-------- Given data --------
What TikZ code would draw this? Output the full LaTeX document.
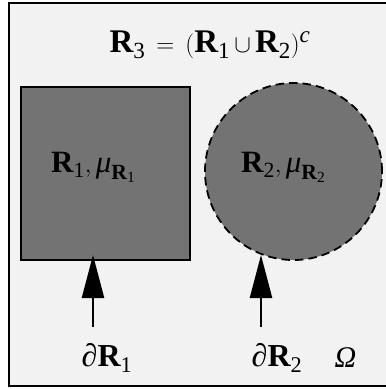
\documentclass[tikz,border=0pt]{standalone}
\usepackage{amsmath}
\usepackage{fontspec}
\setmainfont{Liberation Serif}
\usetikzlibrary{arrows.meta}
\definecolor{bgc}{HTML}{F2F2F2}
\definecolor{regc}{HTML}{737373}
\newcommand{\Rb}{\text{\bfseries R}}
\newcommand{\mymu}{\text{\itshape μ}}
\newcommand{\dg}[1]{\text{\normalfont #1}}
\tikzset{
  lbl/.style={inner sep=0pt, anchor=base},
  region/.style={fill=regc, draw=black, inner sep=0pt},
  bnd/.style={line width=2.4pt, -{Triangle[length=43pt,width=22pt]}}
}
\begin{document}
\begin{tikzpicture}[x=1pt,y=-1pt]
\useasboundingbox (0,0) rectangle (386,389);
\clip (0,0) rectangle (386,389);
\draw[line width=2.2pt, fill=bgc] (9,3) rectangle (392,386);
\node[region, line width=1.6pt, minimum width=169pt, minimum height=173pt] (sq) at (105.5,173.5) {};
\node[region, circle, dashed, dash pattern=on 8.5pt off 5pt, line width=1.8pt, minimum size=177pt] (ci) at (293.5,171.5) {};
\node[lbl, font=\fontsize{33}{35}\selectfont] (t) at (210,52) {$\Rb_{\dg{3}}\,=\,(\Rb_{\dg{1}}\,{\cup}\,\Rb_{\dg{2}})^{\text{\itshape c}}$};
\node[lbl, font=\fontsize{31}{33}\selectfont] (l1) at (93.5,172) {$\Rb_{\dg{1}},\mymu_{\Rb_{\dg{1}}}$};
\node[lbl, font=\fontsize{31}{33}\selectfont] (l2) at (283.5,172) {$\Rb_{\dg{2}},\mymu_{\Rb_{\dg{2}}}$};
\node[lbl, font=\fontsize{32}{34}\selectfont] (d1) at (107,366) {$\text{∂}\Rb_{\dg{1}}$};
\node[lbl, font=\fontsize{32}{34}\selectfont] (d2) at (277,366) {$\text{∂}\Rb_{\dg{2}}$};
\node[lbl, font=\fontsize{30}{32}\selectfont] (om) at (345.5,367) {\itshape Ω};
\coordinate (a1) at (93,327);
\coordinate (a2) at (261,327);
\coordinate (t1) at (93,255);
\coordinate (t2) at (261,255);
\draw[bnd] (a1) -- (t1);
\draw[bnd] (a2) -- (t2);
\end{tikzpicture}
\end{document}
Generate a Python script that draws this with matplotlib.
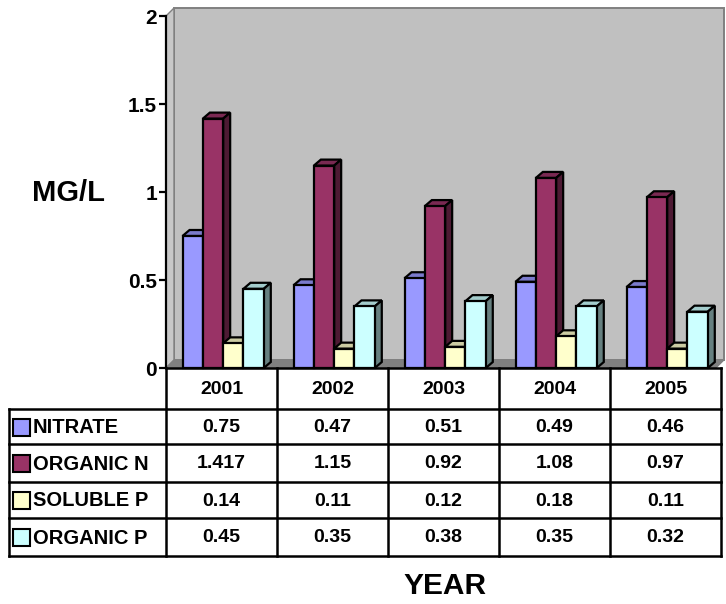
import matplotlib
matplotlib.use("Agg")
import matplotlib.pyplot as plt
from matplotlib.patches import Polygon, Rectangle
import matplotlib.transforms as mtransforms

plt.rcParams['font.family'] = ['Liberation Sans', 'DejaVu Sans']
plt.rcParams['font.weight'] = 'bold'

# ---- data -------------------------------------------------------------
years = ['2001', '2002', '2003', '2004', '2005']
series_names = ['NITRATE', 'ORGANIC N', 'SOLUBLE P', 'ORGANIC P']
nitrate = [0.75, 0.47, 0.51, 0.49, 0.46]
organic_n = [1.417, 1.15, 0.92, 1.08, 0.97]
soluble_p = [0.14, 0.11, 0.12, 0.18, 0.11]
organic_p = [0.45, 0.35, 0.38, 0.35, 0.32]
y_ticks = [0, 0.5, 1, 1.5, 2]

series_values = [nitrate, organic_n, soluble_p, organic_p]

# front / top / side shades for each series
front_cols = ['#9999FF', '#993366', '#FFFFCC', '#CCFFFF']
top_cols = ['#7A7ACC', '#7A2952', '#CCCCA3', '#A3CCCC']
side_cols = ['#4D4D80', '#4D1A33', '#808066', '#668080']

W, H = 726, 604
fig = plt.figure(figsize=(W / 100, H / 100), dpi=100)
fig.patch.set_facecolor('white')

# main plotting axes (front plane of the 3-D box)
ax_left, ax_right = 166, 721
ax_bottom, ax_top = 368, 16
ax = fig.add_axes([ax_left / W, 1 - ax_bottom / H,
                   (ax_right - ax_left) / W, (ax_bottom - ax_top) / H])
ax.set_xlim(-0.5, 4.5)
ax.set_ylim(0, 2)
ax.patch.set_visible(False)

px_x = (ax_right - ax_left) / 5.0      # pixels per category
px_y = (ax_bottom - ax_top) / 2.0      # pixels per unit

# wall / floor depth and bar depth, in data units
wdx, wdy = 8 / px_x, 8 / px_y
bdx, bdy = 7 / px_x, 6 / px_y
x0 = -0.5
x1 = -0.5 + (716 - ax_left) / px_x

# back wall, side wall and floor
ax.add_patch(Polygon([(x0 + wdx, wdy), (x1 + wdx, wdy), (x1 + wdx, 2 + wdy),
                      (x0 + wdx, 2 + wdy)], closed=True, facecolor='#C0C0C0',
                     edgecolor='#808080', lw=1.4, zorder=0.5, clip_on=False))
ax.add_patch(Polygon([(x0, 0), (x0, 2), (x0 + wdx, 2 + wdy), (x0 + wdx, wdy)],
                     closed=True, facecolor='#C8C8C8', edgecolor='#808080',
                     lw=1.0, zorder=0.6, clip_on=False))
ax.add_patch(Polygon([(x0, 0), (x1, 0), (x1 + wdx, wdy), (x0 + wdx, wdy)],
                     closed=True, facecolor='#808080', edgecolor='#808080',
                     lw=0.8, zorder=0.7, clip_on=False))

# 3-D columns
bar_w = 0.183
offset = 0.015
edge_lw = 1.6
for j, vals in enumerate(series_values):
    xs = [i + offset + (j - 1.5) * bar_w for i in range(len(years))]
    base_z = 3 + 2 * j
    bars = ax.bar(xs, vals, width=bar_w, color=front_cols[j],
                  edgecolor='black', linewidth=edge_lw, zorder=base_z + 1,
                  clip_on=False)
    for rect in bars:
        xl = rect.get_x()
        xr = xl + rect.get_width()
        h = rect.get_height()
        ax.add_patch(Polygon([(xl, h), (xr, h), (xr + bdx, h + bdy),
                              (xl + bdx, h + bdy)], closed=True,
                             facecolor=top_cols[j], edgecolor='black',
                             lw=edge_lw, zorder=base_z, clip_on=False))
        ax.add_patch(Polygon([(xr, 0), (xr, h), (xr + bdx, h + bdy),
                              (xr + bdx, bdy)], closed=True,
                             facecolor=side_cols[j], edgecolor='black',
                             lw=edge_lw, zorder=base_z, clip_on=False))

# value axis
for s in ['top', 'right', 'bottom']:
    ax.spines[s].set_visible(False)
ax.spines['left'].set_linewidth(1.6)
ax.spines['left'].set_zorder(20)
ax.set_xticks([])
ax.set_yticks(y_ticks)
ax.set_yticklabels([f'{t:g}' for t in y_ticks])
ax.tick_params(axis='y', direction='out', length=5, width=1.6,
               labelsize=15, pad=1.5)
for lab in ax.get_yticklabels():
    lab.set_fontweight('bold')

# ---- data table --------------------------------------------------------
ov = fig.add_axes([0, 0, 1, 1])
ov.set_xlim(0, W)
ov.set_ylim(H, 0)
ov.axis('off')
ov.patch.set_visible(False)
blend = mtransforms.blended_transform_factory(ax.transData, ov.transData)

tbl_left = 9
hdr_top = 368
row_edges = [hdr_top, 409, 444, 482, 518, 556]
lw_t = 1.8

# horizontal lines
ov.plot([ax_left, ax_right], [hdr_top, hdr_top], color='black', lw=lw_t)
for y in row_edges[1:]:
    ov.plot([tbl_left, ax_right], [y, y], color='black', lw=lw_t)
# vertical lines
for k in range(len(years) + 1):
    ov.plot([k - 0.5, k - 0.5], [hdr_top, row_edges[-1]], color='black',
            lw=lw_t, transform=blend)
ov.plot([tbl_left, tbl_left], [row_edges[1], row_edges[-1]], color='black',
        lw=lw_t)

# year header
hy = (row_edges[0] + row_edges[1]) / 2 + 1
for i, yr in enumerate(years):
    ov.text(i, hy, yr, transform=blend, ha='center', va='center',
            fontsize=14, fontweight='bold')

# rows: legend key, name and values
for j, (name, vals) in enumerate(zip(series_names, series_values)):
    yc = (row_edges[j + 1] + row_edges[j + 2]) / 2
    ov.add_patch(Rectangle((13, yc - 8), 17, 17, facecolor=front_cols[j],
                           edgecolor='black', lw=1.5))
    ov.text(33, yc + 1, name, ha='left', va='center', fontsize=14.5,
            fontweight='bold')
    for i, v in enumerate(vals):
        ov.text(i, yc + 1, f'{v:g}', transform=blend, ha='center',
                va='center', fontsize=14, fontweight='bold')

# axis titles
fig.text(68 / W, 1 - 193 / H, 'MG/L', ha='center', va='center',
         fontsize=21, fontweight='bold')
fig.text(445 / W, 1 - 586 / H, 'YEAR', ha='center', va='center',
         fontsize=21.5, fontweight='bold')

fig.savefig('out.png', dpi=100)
--------
The exercise: Lines containing the word "matplotlib" must all be returned from the material above.

Finished exercise:
Generate a Python script that draws this with matplotlib.
import matplotlib
matplotlib.use("Agg")
import matplotlib.pyplot as plt
from matplotlib.patches import Polygon, Rectangle
import matplotlib.transforms as mtransforms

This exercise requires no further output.